The U.S. Navy provided technical assistance for the filming. Locations shots were made at the Naval Academy and a portion of the story's "final cruise" included footage of the battleship USS (BB-33), which conducted midshipmen cruises for the Navy in the 1930s. Rare footage of the Martin P3M flying boat is also featured.

==Plot==
Dick Melville and June Blackburn meet during a naval review in New York Harbor. Though both come from Navy families, Dick pursues a singing career and June, her father and brother both having been killed in the war, has vowed never to marry a Navy man. Admiral Melville, Dick's father, is the new superintendent of the Naval Academy and his dearest wish is that his son follow in his footsteps as a naval officer. He maneuvers Dick into enrolling as a midshipman by accusing him of being afraid of failing the entrance exams.

Though with no intent of accepting a commission, Dick passes the tests, however he finds he cannot turn down the appointment because it would disappoint his father. Dick's roommates are "Sparks" Brown, a radio operator from the South; "Coxswain" Lawrence, a sailor appointed from the fleet; and "Cowboy" Lincoln, from the West. All of the plebes receive hazing from the upperclassmen, but Dick is a special target of teasing because of his father and his fame as a singer.

Dick hates the academy and decides to leave until June encourages him to finish what he started. Academically, he is at the head of his class, but he has made no friends. Dick sticks it out but the admiral worries about his isolation, as one of the goals of the academy is to create bonds between the midshipmen. Coxswain flunks out of school and castigates Dick for his attitude. After June moves to New York to become a professional dancer, Dick is more alone than ever. June returns for the annual Ring Dance but Dick finds excuses not to allow her the tradition of placing his class ring on his finger.
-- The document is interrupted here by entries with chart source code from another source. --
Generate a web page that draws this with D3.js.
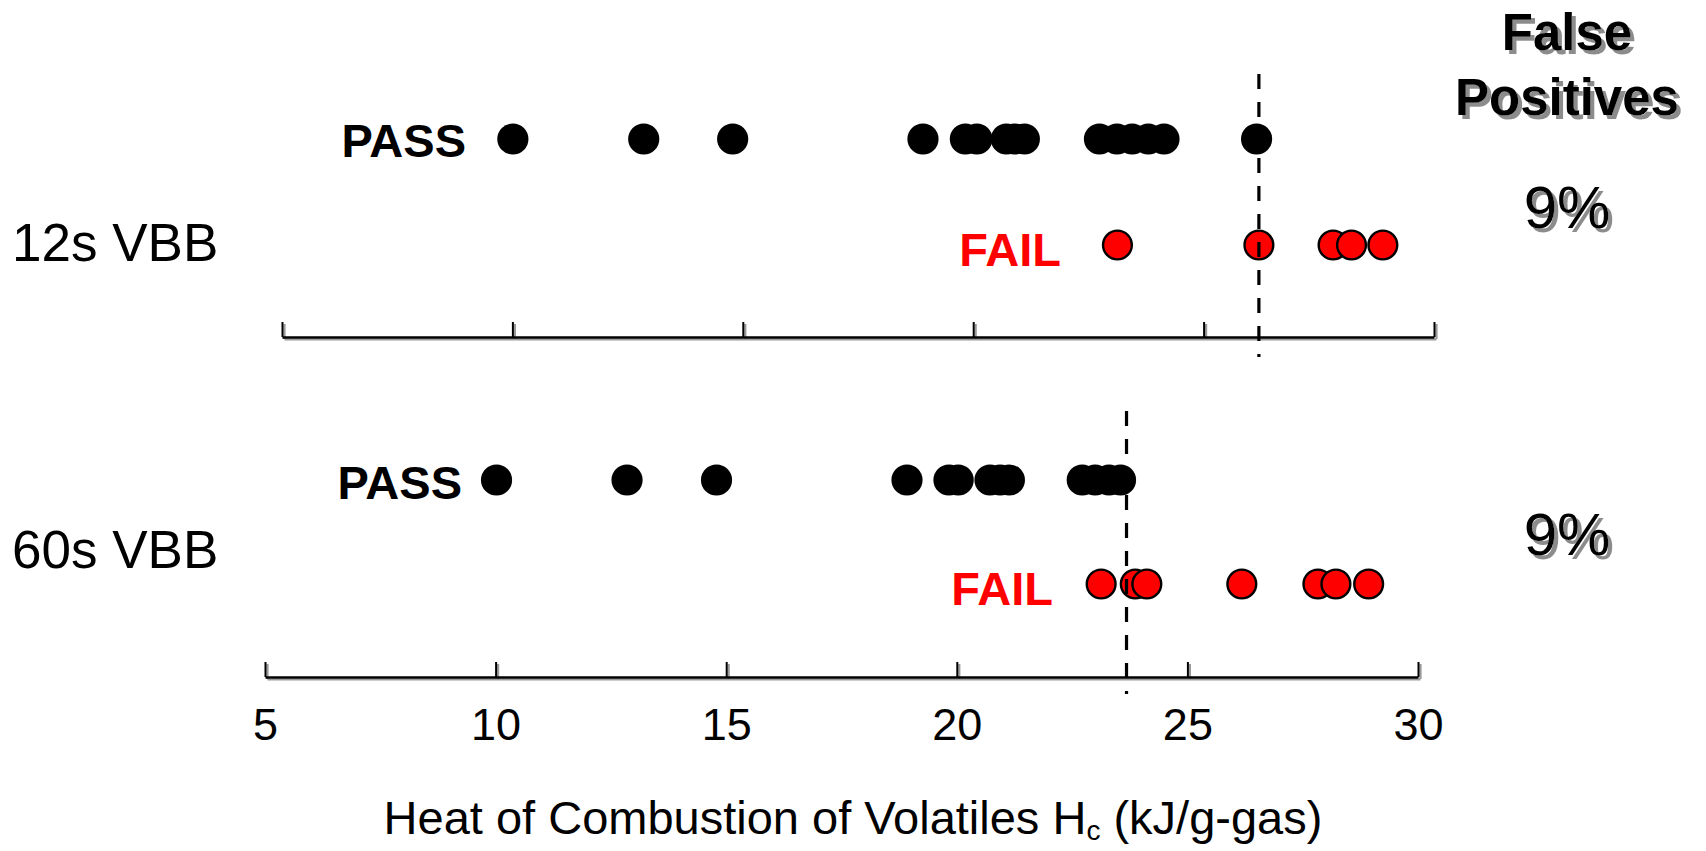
<!DOCTYPE html>
<html>
<head>
<meta charset="utf-8">
<script src="https://cdn.jsdelivr.net/npm/d3@7"></script>
<style>
  html, body { margin: 0; padding: 0; background: #fff; }
  svg { display: block; font-family: "Liberation Sans", Arial, Helvetica, sans-serif; }
</style>
</head>
<body>
<svg id="chart" width="1706" height="851"></svg>
<script>
// ---- data ----
const tickValues = [5, 10, 15, 20, 25, 30];
const rowLabels = ["12s VBB", "60s VBB"];
const pass12 = [10.01, 12.85, 14.78, 18.91, 19.83, 20.08, 20.72, 20.9, 21.11, 22.74, 23.12, 23.45, 23.8, 24.14, 26.15];
const fail12 = [23.13, 26.2, 27.81, 28.21, 28.89];
const pass60 = [10.02, 12.85, 14.79, 18.92, 19.83, 20.03, 20.72, 20.94, 21.14, 22.72, 23.0, 23.3, 23.55];
const fail60 = [23.13, 23.87, 24.12, 26.18, 27.83, 28.22, 28.93];
const thresholds = [26.2, 23.68];
const falsePositives = ["9%", "9%"];
const passLabel = "PASS", failLabel = "FAIL";
const headerLines = ["False", "Positives"];

// ---- layout ----
const svg = d3.select("#chart");

// drop shadow filter for header / percentage text
const defs = svg.append("defs");
const f = defs.append("filter").attr("id", "shadow").attr("x", "-10%").attr("y", "-10%")
  .attr("width", "130%").attr("height", "130%");
f.append("feOffset").attr("in", "SourceAlpha").attr("dx", 4).attr("dy", 4).attr("result", "off");
f.append("feFlood").attr("flood-color", "#8c8c8c").attr("result", "col");
f.append("feComposite").attr("in", "col").attr("in2", "off").attr("operator", "in").attr("result", "sh");
const m = f.append("feMerge");
m.append("feMergeNode").attr("in", "sh");
m.append("feMergeNode").attr("in", "SourceGraphic");

const panels = [
  { label: rowLabels[0], pass: pass12, fail: fail12, thr: thresholds[0], fp: falsePositives[0],
    range: [282, 1434], axisY: 337, passY: 139, failY: 245, labelY: 261,
    passTextEnd: 466, passTextY: 157, failTextEnd: 1061, failTextY: 266,
    dashTop: 74, dashBottom: 357, fpY: 228, showLabels: false },
  { label: rowLabels[1], pass: pass60, fail: fail60, thr: thresholds[1], fp: falsePositives[1],
    range: [265, 1418], axisY: 677, passY: 480, failY: 584, labelY: 568,
    passTextEnd: 462, passTextY: 499, failTextEnd: 1053, failTextY: 605,
    dashTop: 411, dashBottom: 694, fpY: 555, showLabels: true }
];

panels.forEach(p => {
  const x = d3.scaleLinear().domain([5, 30]).range(p.range);

  // axis shadow
  const axisFn = d3.axisBottom(x).tickValues(tickValues).tickSizeInner(-15).tickSizeOuter(0).tickPadding(31)
    .tickFormat(p.showLabels ? d3.format("d") : () => "");
  const shadow = svg.append("g").attr("transform", `translate(2,${p.axisY + 2})`).call(axisFn);
  shadow.selectAll("path,line").attr("stroke", "#9a9a9a").attr("stroke-width", 2.2);
  shadow.selectAll("text").remove();

  const g = svg.append("g").attr("transform", `translate(0,${p.axisY})`).call(axisFn);
  g.select(".domain").attr("stroke", "#000").attr("stroke-width", 2.4);
  g.selectAll(".tick line").attr("stroke", "#000").attr("stroke-width", 2);
  g.selectAll(".tick text").attr("font-size", 45).attr("fill", "#000")
    .attr("font-family", "'Liberation Sans', Arial, sans-serif");
  if (!p.showLabels) g.selectAll(".tick text").remove();

  // row label
  svg.append("text").attr("x", 12).attr("y", p.labelY).attr("font-size", 53).attr("fill", "#000").text(p.label);

  // PASS / FAIL labels
  svg.append("text").attr("x", p.passTextEnd).attr("y", p.passTextY).attr("text-anchor", "end")
    .attr("font-size", 47).attr("font-weight", "bold").attr("fill", "#000").text(passLabel);
  svg.append("text").attr("x", p.failTextEnd).attr("y", p.failTextY).attr("text-anchor", "end")
    .attr("font-size", 47).attr("font-weight", "bold").attr("fill", "#ff0000").text(failLabel);

  // dots
  svg.append("g").selectAll("circle").data(p.pass).join("circle")
    .attr("cx", d => x(d)).attr("cy", p.passY).attr("r", 15.6).attr("fill", "#000");
  svg.append("g").selectAll("circle").data(p.fail).join("circle")
    .attr("cx", d => x(d)).attr("cy", p.failY).attr("r", 14.4)
    .attr("fill", "#ff0000").attr("stroke", "#000").attr("stroke-width", 2.4);

  // threshold dashed line
  svg.append("line").attr("x1", x(p.thr)).attr("x2", x(p.thr)).attr("y1", p.dashTop).attr("y2", p.dashBottom)
    .attr("stroke", "#000").attr("stroke-width", 3.2).attr("stroke-dasharray", "15,13");

  // false positive %
  svg.append("text").attr("x", 1567).attr("y", p.fpY).attr("text-anchor", "middle")
    .attr("font-size", 60).attr("fill", "#000").attr("filter", "url(#shadow)").text(p.fp);
});

// header
const hdrY = [50, 115];
headerLines.forEach((t, i) => {
  svg.append("text").attr("x", 1567).attr("y", hdrY[i]).attr("text-anchor", "middle")
    .attr("font-size", 51).attr("font-weight", "bold").attr("fill", "#000")
    .attr("filter", "url(#shadow)").text(t);
});

// x-axis title
const title = svg.append("text").attr("x", 853).attr("y", 834).attr("text-anchor", "middle")
  .attr("font-size", 47).attr("fill", "#000");
title.append("tspan").text("Heat of Combustion of Volatiles H");
title.append("tspan").attr("font-size", 28).attr("dy", 6).text("c");
title.append("tspan").attr("dy", -6).text(" (kJ/g-gas)");
</script>
</body>
</html>
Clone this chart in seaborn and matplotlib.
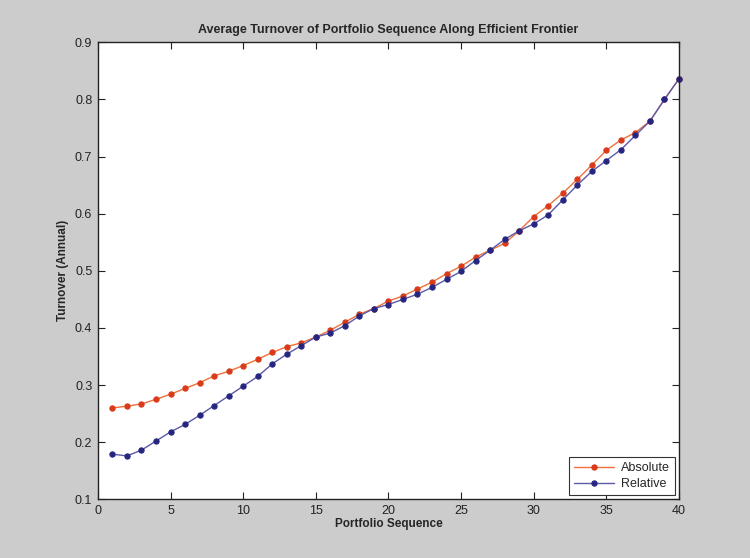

During Dick's final summer cruise, Coxswain is one of the ship's crew and proudly informs his former roommates that he has been accepted for readmission to the academy. His love of the Navy makes Dick uncomfortable and he places his ring on his finger one night on deck. During gunnery training, one of the ship's steam lines bursts and starts a boiler fire. Coxswain tries to shut off the fuel leads and is overcome by smoke and fire. Although Dick tries to save him, Coxswain is killed. Both men are badly burned and Dick is recognized as the survivor by his class ring. When he finally returns to the academy, Dick is greeted enthusiastically by his classmates. He proudly leads the Brigade of Midshipmen at the graduation parade, about to become a new ensign.

==Cast==
- Dick Powell as Richard John 'Dick' Melville III
- Ruby Keeler as June Blackburn
- Lewis Stone as Adm. Richard Melville
- Ross Alexander as Lafayette 'Sparks' Brown
- Eddie Acuff as Lincoln 'Cowboy'
- Dick Foran as Gifford
- John Arledge as Johnny 'Coxswain' Lawrence
- Robert Light as Ted Sterling
- Arline Pretty as Nurse (uncredited)

==Critical reception==
Frank S. Nugent of the The New York Times gave a positive review, and wrote, "Briskly directed by Frank Borzage and strong in its supporting cast, the new photoplay is less aggressively sanctimonious in its treatment of the service than most of the other Warner Stars-and-Stripes pictures." Noting the similarity in storyline to several naval-themed films, and citing Flirtation Walk and Here Comes the Navy as examples, Nugent wrote that Shipmates Forever "may be recommended. Certainly it is the best of the recent naval cycle."

Variety also noted the familiarity of the storyline, and commented, "The peacetlme milltary service theme, a forte now on the Warner's lot, gets a thorough and brisk golng over in Shipmates Forever. It has most of the ingredlents of previous similar successes, including practically the same story with only the names changed." It wrote that Dick Powell and Ruby Keeler "are a pleasant pair" and "Frank Borzage knitted his story with utmost finesse."

Modern Screen gave the film a four-star review, noting its "humor and spirit" and commenting "it turns out to be one of the better Powell-Keeler offerings. For one thing Dick (Powell) is learning to act, and although we may be called old-fashioned for it, we always say acting helps a picture."